What you have to do
Among the records below, find each line that includes the string "this" and copy it.

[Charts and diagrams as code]
────────────────

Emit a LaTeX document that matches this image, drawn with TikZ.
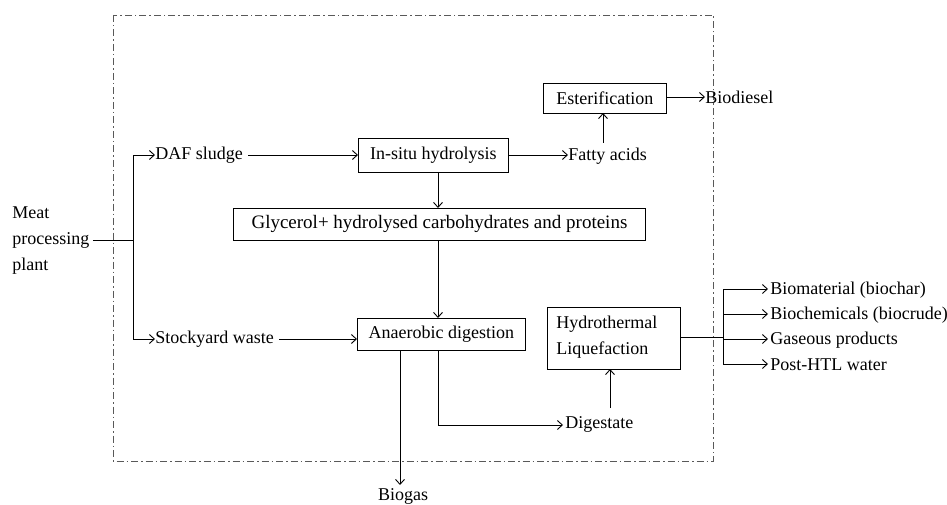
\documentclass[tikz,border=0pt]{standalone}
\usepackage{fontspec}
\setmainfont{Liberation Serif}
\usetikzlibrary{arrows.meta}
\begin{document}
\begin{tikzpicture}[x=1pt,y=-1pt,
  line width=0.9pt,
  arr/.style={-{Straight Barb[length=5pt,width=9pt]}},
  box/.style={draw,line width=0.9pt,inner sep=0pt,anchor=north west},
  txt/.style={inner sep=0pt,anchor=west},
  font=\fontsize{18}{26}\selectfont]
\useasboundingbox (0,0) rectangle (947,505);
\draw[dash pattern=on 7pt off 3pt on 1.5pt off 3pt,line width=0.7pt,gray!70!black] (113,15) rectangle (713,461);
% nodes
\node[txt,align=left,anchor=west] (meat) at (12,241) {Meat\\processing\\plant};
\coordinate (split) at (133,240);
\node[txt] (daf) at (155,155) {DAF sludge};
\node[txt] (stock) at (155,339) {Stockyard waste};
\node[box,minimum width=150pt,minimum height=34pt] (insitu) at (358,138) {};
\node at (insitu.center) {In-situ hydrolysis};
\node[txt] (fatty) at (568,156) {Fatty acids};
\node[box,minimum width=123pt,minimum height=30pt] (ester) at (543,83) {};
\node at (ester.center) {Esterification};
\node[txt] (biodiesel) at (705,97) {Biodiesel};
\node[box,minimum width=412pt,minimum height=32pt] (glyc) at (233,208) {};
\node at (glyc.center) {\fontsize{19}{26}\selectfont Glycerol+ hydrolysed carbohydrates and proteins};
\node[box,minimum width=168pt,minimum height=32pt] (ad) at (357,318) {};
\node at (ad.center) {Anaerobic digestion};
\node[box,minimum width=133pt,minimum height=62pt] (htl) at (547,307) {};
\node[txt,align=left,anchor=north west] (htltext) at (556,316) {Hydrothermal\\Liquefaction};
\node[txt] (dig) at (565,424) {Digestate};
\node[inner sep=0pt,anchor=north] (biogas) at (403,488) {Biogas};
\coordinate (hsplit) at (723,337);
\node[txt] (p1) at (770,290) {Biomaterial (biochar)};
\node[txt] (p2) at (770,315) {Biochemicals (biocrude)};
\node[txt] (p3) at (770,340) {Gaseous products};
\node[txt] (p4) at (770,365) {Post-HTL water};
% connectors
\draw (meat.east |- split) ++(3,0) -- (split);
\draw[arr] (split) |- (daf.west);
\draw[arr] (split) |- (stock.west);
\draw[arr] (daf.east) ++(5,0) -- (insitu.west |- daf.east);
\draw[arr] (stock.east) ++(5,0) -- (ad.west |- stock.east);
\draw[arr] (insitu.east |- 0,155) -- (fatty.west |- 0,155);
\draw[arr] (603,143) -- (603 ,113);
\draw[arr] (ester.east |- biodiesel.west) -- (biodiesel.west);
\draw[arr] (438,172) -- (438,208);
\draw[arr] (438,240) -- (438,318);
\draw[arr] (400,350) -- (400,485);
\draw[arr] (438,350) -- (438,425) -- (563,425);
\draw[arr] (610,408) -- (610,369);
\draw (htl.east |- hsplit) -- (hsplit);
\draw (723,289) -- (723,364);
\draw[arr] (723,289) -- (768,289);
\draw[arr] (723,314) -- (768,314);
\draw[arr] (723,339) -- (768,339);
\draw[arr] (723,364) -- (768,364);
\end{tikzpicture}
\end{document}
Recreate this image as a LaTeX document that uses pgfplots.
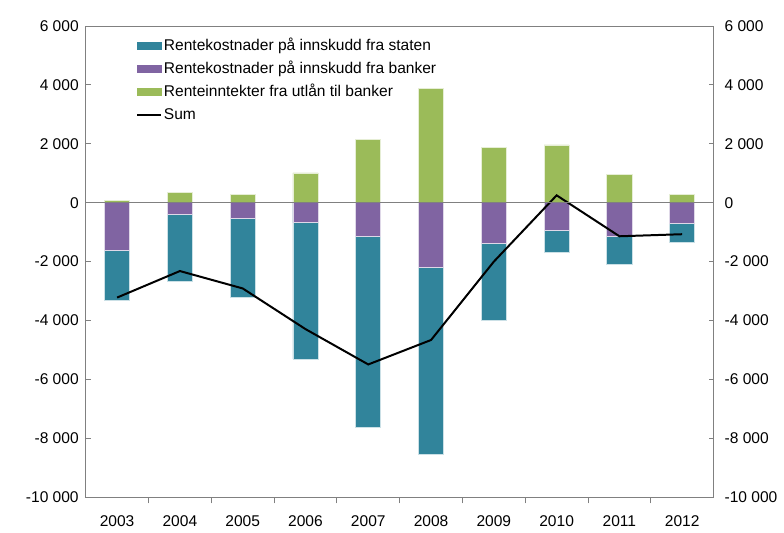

────────────────

Output of the task
Emit a LaTeX document that matches this image, drawn with TikZ.
Recreate this image as a LaTeX document that uses pgfplots.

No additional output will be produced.